The screenshot below shows the output of the query. It shows the top 10 warehouses resulting in spilling to storage in the past 7 days. The worst offender on average spilled nearly 3TB to local storage on an X2LARGE warehouse, with an average execution time of around 40 minutes.

Warehouse 5 illustrates another insight into spilling as this SMALL warehouse spilled an average of 1.1TB to local storage and 119GB to remote storage.

It is however, worth noting that it's almost impossible to completely eliminate spilling to storage, and you should largely ignore any queries that spill less than a gigabyte of data to LOCAL storage.

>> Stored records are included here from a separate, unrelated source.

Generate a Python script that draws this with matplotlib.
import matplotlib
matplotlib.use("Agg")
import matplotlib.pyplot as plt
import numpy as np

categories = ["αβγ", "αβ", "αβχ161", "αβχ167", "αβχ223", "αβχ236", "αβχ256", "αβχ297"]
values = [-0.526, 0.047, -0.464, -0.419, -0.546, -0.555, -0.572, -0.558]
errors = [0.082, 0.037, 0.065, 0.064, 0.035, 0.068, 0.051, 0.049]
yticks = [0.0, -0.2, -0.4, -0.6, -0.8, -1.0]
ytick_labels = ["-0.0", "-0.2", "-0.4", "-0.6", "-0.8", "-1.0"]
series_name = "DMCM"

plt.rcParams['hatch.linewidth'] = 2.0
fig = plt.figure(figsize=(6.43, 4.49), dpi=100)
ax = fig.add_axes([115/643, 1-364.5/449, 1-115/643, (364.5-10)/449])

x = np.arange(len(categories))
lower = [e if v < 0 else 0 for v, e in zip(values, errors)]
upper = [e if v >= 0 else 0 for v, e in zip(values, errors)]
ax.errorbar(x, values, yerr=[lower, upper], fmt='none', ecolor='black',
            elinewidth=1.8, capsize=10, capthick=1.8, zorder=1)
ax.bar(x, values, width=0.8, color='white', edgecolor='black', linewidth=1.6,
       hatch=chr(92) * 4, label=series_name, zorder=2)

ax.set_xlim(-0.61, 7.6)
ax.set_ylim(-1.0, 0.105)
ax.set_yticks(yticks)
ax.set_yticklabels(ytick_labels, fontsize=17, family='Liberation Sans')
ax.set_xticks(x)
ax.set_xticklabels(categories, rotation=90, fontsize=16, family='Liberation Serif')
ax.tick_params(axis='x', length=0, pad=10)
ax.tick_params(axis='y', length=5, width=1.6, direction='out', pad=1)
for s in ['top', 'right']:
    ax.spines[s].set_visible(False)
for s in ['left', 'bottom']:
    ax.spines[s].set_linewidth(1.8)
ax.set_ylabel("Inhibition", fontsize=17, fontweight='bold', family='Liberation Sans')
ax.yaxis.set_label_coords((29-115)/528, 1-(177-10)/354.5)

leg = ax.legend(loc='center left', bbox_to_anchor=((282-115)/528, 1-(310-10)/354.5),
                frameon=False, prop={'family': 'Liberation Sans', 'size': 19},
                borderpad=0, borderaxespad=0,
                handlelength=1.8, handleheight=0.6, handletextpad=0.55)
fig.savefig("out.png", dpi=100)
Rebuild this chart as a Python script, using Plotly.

Also keep in mind, that queries sometimes spill to storage as a result of too many large queries being executed concurrently, although this tends to lead to relatively lower levels of spilling which can be largely ignored.

Conclusion

Clearly on Snowflake, spilling to local storage can have a significant impact upon query performance and any query that spills more than a gigabyte of storage is a candidate to run on a larger warehouse. Typically, if a query includes significant spilling to storage is will execute twice as fast for the same cost on the next size virtual warehouse.

You should however, avoid the temptation to simply increase the warehouse size. In my experience, while this may improve query performance for the largest queries causing the spilling to storage, it likewise increases the overall cost of the warehouse.

Spilling to remote storage impacts both performance and cost as Snowflake charges per second for virtual warehouse utilization and spilling to remote storage extends the query elapsed time. Eliminating remote storage therefore leads to a reduced cost when the query is executed on a larger warehouse. While this may seem a paradox, the results shown here are consistent with my personal experience.

Be aware however, that spilling to local storage is only important when it exceeds the gigabyte level, although remote spilling should always be avoided.